PROVIDED MATERIAL:
>>>>>

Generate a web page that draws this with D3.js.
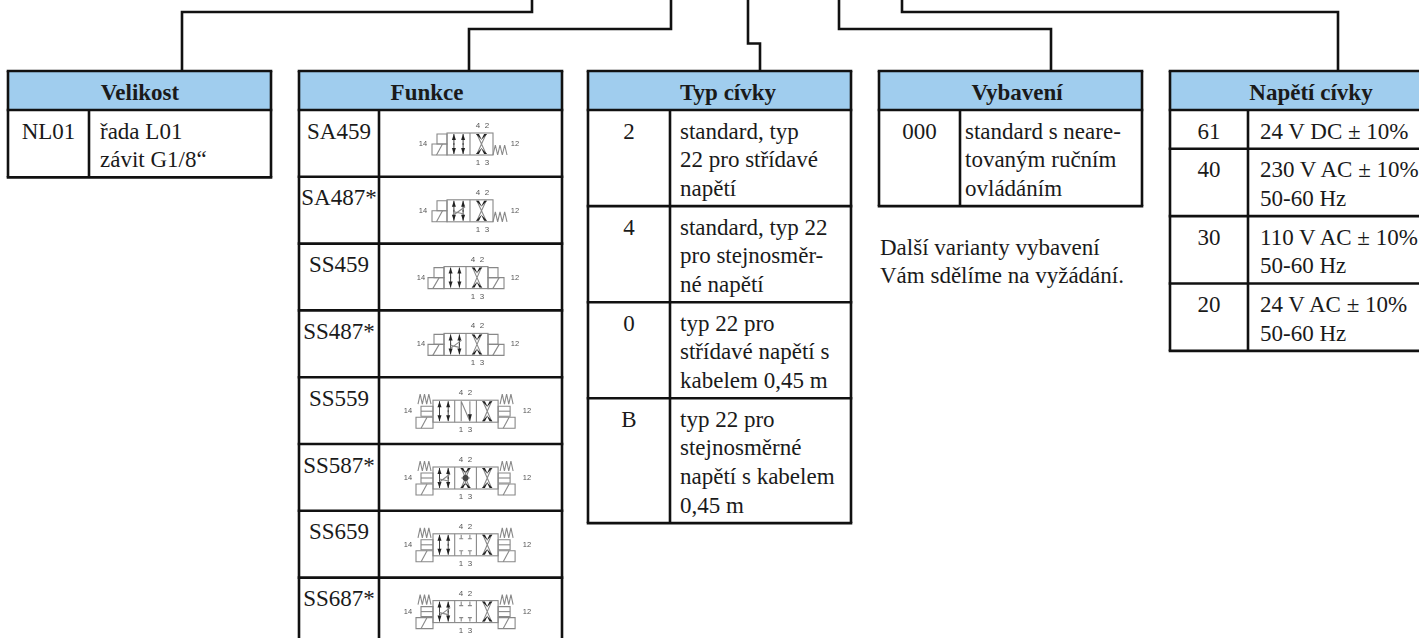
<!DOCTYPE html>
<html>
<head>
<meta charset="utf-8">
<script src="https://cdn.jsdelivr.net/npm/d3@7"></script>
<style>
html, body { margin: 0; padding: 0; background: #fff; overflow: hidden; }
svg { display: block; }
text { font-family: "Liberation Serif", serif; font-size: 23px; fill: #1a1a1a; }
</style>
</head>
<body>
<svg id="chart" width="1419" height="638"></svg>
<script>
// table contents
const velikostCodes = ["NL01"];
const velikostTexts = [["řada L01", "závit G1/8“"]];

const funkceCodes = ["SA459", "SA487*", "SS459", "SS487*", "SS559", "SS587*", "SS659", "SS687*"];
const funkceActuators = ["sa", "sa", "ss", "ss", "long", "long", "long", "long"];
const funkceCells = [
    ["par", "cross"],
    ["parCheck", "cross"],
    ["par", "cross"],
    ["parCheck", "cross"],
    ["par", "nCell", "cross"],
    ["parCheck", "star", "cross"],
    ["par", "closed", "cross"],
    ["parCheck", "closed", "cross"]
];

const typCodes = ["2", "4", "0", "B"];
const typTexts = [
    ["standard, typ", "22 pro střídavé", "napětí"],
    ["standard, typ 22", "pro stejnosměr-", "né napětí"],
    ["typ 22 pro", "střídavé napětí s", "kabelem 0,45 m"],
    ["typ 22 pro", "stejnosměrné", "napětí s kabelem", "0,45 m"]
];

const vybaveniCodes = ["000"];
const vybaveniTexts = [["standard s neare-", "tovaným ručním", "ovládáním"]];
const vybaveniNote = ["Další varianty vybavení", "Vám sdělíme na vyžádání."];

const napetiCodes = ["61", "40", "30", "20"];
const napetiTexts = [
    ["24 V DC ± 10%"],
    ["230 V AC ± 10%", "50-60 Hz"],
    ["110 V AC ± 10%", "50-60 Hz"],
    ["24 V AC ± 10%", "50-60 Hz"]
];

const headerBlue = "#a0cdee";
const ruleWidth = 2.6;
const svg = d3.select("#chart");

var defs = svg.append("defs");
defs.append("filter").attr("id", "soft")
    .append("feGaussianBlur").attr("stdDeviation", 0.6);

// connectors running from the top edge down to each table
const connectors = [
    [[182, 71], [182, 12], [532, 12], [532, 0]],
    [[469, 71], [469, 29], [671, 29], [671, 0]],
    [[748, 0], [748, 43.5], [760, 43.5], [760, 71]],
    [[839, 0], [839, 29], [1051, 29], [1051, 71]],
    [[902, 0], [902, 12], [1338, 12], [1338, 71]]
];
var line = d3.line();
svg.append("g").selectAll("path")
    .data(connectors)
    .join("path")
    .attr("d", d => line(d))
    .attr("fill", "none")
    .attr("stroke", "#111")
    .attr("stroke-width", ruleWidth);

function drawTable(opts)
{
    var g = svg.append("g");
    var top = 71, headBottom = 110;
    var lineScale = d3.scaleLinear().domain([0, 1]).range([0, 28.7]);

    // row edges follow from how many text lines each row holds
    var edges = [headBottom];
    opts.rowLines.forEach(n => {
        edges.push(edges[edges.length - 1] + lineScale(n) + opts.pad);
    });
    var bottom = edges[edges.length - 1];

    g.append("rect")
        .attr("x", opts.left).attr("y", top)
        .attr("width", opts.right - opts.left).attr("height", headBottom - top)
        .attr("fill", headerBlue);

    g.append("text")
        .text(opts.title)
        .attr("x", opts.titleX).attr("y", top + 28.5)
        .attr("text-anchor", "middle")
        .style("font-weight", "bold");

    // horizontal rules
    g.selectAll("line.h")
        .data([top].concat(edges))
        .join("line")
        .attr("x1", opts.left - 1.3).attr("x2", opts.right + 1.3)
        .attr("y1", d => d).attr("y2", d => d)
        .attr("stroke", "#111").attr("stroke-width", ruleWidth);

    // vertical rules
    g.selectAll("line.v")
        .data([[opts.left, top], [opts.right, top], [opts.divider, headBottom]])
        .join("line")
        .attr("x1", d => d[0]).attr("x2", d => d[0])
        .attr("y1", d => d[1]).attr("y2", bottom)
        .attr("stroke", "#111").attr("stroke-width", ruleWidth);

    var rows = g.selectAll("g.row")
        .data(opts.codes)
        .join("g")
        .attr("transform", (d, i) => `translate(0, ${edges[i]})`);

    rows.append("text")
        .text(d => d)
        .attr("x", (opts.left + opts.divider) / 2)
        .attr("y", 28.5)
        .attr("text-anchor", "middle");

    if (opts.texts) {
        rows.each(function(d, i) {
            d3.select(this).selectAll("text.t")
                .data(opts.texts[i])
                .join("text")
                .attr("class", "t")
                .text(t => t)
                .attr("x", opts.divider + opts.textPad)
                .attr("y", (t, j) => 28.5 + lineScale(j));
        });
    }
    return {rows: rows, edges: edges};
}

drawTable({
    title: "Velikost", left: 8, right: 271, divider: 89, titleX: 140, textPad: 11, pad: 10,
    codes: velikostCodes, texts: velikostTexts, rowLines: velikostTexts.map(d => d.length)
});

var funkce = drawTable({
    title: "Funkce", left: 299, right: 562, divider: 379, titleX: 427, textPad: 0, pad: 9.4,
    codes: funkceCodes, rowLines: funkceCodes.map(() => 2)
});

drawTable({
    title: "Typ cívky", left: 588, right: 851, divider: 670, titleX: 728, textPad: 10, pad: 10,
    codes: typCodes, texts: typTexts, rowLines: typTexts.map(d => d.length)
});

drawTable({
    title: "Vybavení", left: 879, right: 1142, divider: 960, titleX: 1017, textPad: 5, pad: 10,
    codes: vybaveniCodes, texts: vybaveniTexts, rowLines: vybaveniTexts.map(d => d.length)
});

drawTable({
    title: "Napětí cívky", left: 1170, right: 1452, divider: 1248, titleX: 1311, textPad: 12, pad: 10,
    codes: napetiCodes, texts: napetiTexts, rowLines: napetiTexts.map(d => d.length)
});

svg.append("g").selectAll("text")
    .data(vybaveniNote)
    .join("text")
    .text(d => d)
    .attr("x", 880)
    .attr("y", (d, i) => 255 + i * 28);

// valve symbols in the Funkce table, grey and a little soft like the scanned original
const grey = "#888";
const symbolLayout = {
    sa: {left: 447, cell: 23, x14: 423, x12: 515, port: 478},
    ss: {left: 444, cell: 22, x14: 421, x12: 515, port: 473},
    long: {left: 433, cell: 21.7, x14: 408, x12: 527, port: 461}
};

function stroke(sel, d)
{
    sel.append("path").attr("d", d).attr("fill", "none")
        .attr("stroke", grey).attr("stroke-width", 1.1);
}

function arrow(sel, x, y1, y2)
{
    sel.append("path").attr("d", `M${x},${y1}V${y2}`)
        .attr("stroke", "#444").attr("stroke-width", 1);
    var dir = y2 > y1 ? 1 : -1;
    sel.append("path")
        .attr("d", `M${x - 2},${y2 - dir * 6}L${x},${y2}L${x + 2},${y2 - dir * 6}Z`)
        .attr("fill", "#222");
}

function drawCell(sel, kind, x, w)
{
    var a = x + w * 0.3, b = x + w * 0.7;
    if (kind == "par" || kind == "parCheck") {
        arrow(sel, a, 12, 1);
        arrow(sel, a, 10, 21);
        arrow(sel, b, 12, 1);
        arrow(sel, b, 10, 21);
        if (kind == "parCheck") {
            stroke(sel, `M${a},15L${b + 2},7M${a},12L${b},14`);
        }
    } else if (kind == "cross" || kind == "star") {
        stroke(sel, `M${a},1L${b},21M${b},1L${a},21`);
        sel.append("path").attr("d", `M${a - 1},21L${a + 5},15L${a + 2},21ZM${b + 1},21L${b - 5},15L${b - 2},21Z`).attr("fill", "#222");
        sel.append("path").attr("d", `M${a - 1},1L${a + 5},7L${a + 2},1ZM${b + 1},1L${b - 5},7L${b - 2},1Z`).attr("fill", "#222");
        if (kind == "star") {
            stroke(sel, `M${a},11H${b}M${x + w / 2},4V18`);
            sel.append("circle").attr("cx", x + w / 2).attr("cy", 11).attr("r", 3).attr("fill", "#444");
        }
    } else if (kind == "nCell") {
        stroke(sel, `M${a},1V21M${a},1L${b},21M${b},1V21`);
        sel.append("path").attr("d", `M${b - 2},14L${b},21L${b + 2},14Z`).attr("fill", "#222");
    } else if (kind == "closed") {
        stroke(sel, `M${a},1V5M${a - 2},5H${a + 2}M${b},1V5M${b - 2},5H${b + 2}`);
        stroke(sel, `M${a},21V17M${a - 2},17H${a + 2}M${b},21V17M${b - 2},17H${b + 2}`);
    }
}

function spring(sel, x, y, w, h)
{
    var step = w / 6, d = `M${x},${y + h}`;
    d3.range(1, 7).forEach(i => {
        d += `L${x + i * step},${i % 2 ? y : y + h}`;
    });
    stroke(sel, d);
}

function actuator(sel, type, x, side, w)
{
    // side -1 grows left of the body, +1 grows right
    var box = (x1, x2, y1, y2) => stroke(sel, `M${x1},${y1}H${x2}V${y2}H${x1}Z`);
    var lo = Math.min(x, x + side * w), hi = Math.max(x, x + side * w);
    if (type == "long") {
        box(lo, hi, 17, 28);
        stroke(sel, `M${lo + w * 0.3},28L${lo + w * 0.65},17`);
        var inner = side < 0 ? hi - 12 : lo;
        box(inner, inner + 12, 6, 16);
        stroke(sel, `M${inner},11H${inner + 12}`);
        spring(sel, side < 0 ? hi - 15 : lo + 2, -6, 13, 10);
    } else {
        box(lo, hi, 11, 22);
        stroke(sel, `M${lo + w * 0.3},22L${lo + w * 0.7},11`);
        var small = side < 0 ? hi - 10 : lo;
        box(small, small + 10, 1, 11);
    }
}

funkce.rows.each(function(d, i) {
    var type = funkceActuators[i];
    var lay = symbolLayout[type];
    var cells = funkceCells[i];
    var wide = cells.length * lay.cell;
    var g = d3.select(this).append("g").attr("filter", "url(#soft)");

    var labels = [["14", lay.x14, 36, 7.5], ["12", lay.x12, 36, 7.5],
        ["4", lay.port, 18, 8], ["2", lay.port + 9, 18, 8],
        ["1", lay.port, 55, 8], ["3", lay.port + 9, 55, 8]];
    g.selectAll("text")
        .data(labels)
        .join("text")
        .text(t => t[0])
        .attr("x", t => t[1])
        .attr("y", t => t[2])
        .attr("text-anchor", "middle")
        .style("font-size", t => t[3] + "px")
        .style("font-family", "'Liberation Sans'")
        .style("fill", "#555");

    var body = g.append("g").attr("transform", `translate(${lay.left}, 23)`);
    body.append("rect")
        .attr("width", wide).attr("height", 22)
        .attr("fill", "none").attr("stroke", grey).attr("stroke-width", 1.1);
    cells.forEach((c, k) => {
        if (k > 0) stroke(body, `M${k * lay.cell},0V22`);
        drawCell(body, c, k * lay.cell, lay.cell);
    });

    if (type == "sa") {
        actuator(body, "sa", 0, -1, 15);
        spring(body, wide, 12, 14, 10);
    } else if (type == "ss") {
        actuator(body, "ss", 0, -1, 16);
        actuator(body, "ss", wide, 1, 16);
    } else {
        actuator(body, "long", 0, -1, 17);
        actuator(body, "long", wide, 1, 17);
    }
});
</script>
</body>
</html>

<<<<<

GIVEN REQUEST:
State the number of lines above that hold the string "this", with nothing added.

FULL RESPONSE:
3